Throughout the early 2000s, the Oscars red carpet was just as much of a style spectacle as it is today—yet it felt even more theatrical, thanks to the live fashion commentary of late comedian Joan Rivers on the E! network. Dissecting the A-list stars are they arrived—and what designs they were sporting—Rivers and her daughter, Melissa, brought candid (and often unfiltered) thoughts to our television screens. “Who are you wearing?,” Rivers would scream out to them, in her signature no-fuss delivery.
Much has been said about Rivers’s Oscars interviewing technique over the years, of course. Many have found the star’s fixation on fashion to be vapid—even igniting the #AskHerMore movement in 2015, which encouraged red carpet hosts to pose more critical questions to women about their film roles, and less inquiries about what they were wearing. But to me, Rivers’s style questions have always been for the fashion fans; She treated what stars wore seriously, wanting to know the inspirations behind a garment, and why they were attracted to it. Fashion is form of self-expression—is it really vapid to ask celebrities about their clothes when they’ve spent so much time deliberating and choosing what to wear? It’s art!

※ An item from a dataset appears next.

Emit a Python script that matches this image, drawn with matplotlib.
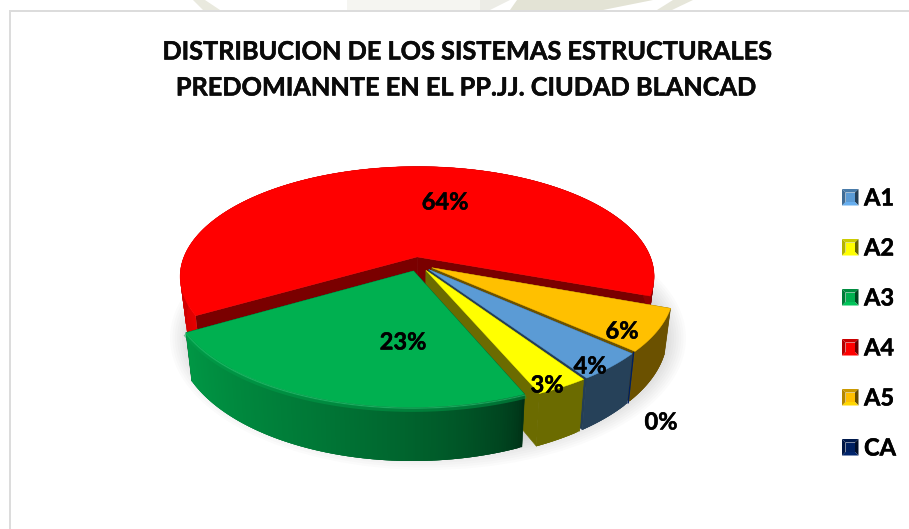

But I digress. I also miss Rivers’s completely-unfiltered interviews. Yes, sometimes they were problematic; She once asked Julia Roberts, “do you diet?” and also asked Nicole Kidman, “Do you ever think people don’t respect you because you’re pretty?” I don’t miss her exact line of questioning, but I do miss her willingness to think outside of the box, and get unexpected moments with celebrities outside of the same canned five questions reporters recycle. Plus, she was a comedian: it’s was her job to provoke.